The militarization of our police, so clearly displayed on the streets of Ferguson, is due in major part to the Department of Defenses 1033 Program, which has transferred more than $5 billion in Army military hardware to local law enforcement since 1997.
At the same time, despite its clear and present danger to our freedom, our government spies on us, more frequently and more effectively than ever before in history. Whistleblower and National Security Agency infrastructure expert Edward Snowden, who left the United States, perhaps never to return, released staggering classified documents in 2013 to the media. He proved that Internet service providers and phone companies are allowing the NSA to illegally monitor all Americans, regardless of any connection to national security issues.
Police militarization and the diminishment of our rights of privacy and public protest have become the norm in an era of highly sophisticated electronic social control.
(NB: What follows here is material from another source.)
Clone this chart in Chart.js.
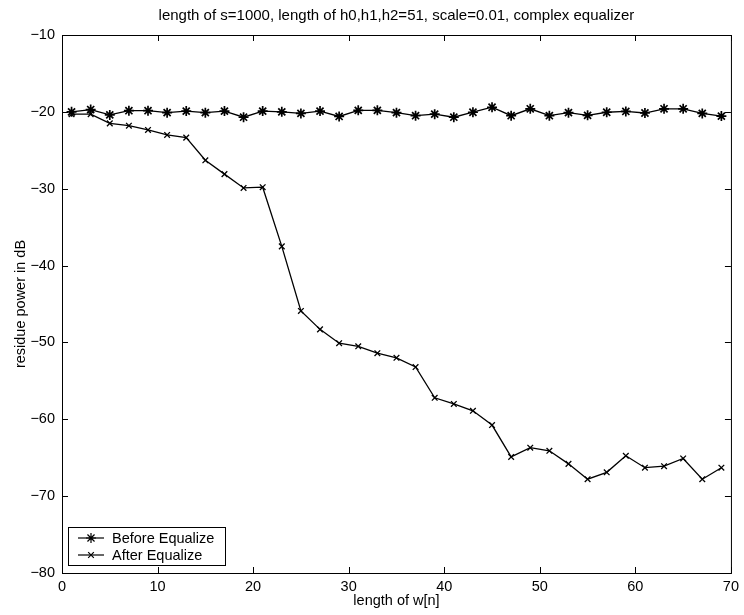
<!DOCTYPE html>
<html>
<head>
<meta charset="utf-8">
<script src="https://cdn.jsdelivr.net/npm/chart.js@4.4.0/dist/chart.umd.min.js"></script>
<style>
  html, body { margin: 0; padding: 0; background: #fff; }
  #wrap { width: 744px; height: 615px; }
</style>
</head>
<body>
<div id="wrap"><canvas id="chart" width="744" height="615"></canvas></div>
<script>
'use strict';

// filter lengths (x axis)
const filterLength = [1, 3, 5, 7, 9, 11, 13, 15, 17, 19, 21, 23, 25, 27, 29, 31, 33, 35,
    37, 39, 41, 43, 45, 47, 49, 51, 53, 55, 57, 59, 61, 63, 65, 67, 69];

// residue power in dB
const beforeEqualize = [-20.0, -19.7, -20.4, -19.85, -19.85, -20.1, -19.9, -20.1, -19.9, -20.7,
    -19.9, -20.0, -20.2, -19.9, -20.6, -19.8, -19.8, -20.1,
    -20.5, -20.3, -20.7, -20.05, -19.4, -20.5, -19.6, -20.5, -20.1, -20.45, -20.05, -19.95,
    -20.15, -19.6, -19.6, -20.2, -20.55];
const afterEqualize = [-20.3, -20.3, -21.5, -21.8, -22.35, -23.0, -23.35, -26.3, -28.1, -29.9,
    -29.8, -37.5, -45.9, -48.3, -50.1, -50.5, -51.4, -52.0,
    -53.2, -57.2, -58.0, -58.9, -60.75, -64.9, -63.7, -64.1, -65.8, -67.8, -66.9, -64.75,
    -66.3, -66.1, -65.1, -67.8, -66.3];

const xTicks = [0, 10, 20, 30, 40, 50, 60, 70];
const yTicks = [-80, -70, -60, -50, -40, -30, -20, -10];

const FONT = 'Liberation Sans, Arial, Helvetica, sans-serif';

function toPoints(ys) {
    return filterLength.map((x, i) => ({ x: x, y: ys[i] }));
}

// MATLAB-like box with inward ticks and the legend in the lower left corner
const boxPlugin = {
    id: 'matlabBox',
    afterDatasetsDraw(chart) {
        const { ctx, chartArea: a, scales } = chart;
        ctx.save();
        ctx.strokeStyle = '#000';
        ctx.lineWidth = 1;
        ctx.strokeRect(a.left + 0.5, a.top + 0.5, a.right - a.left, a.bottom - a.top);

        const len = 6;
        ctx.beginPath();
        xTicks.forEach(v => {
            const px = Math.round(scales.x.getPixelForValue(v)) + 0.5;
            ctx.moveTo(px, a.bottom); ctx.lineTo(px, a.bottom - len);
            ctx.moveTo(px, a.top); ctx.lineTo(px, a.top + len);
        });
        yTicks.forEach(v => {
            const py = Math.round(scales.y.getPixelForValue(v)) + 0.5;
            ctx.moveTo(a.left, py); ctx.lineTo(a.left + len, py);
            ctx.moveTo(a.right, py); ctx.lineTo(a.right - len, py);
        });
        ctx.stroke();

        // legend
        const bx = a.left + 6, by = a.bottom - 46, bw = 157, bh = 38;
        ctx.fillStyle = '#fff';
        ctx.fillRect(bx, by, bw, bh);
        ctx.strokeRect(bx + 0.5, by + 0.5, bw, bh);
        ctx.font = '14.5px ' + FONT;
        ctx.textBaseline = 'middle';
        chart.data.datasets.forEach((ds, i) => {
            const y = by + 11 + i * 17;
            ctx.beginPath();
            ctx.moveTo(bx + 10, y);
            ctx.lineTo(bx + 36, y);
            ctx.lineWidth = 1.2;
            ctx.stroke();
            Chart.helpers.drawPoint(ctx, {
                pointStyle: ds.pointStyle, radius: ds.pointRadius, borderWidth: 1.3
            }, bx + 23, y);
            ctx.fillStyle = '#000';
            ctx.fillText(ds.label, bx + 44, y + 1);
        });
        ctx.restore();
    }
};

const canvas = document.getElementById('chart');
new Chart(canvas, {
    type: 'line',
    data: {
        datasets: [{
            label: 'Before Equalize',
            data: toPoints(beforeEqualize),
            borderColor: '#000',
            borderWidth: 1.3,
            pointStyle: 'star',
            pointRadius: 5,
            pointBorderWidth: 1.7,
            pointBorderColor: '#000',
            pointBackgroundColor: '#000',
            tension: 0
        }, {
            label: 'After Equalize',
            data: toPoints(afterEqualize),
            borderColor: '#000',
            borderWidth: 1.3,
            pointStyle: 'crossRot',
            pointRadius: 4,
            pointBorderWidth: 1.3,
            pointBorderColor: '#000',
            tension: 0
        }]
    },
    options: {
        responsive: false,
        animation: false,
        layout: { padding: { left: 0, right: 7, top: 0, bottom: 0 } },
        plugins: {
            legend: { display: false },
            tooltip: { enabled: false },
            title: {
                display: true,
                fullSize: false,
                text: 'length of s=1000, length of h0,h1,h2=51, scale=0.01, complex equalizer',
                color: '#000',
                font: { family: FONT, size: 15, weight: 'normal', lineHeight: 1.2 },
                padding: { top: 7, bottom: 10 }
            }
        },
        scales: {
            x: {
                type: 'linear',
                min: 0,
                max: 70,
                afterBuildTicks: s => { s.ticks = xTicks.map(v => ({ value: v })); },
                afterFit: s => { s.height = 42; },
                grid: { display: false, drawTicks: false },
                border: { display: false },
                ticks: {
                    color: '#000',
                    padding: 5,
                    maxRotation: 0,
                    font: { family: FONT, size: 14.5 }
                },
                title: {
                    display: true,
                    text: 'length of w[n]',
                    color: '#000',
                    font: { family: FONT, size: 14.5 },
                    padding: { top: 0, bottom: 5 }
                }
            },
            y: {
                type: 'linear',
                min: -80,
                max: -10,
                afterBuildTicks: s => { s.ticks = yTicks.map(v => ({ value: v })); },
                afterFit: s => { s.width = 62; },
                grid: { display: false, drawTicks: false },
                border: { display: false },
                ticks: {
                    color: '#000',
                    padding: 7,
                    font: { family: FONT, size: 14.5 },
                    callback: v => String(v).replace('-', '\u2212')
                },
                title: {
                    display: true,
                    text: 'residue power in dB',
                    color: '#000',
                    font: { family: FONT, size: 14.5 },
                    padding: { top: 12, bottom: 0 }
                }
            }
        }
    },
    plugins: [boxPlugin]
});
</script>
</body>
</html>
The Occupy and Black Lives Matter movements recall the burst of undiluted fury at this government that arose out of 1970s political unrest. Its epicenter in California, driven by the black prisoner reform movement and antiVietnam War activists, was the San Francisco Bay Area.
Without a doubt, the case that is still shrouded in the greatest mystery, despite its long-standing hold on the publics imagination, is the kidnapping of heiress Patricia Hearst by a previously unknown political group, the Symbionese Liberation Army (SLA). This story outstrips the historic Lindbergh baby kidnapping in sensationalism. It was Americas first political kidnapping. The SLA saga was the only US case of a kidnap victim who participated in a bank robbery. And it resulted in six SLA members dying, after hundreds of police and SWAT team members surrounded the revolutionaries and fired a fusillade of more than five thousand bullets at them.
The yellow stucco bungalow in South Central Los Angeles, the last refuge of those six SLA members, caught fire due to the intentional use of riot control grenades thrown into the structure. The shoot-out and incineration were shockingly carried live, for two hours, on national television. It was the TV networks first use of minicam technology to broadcast news live across the country, and those horrific images seared into American consciousness the ultimate power of the state.
The full story of Patricia Hearst, the supposed revolutionary group that kidnapped her, and its black leader, who was secretly a government informant, is a complex, bizarre, salacious, surreal, terrifying, immoral, and tragic tale. It illustrates how early 1970s Bay Area political activism led to one of the most audacious cases of government duplicity in American history.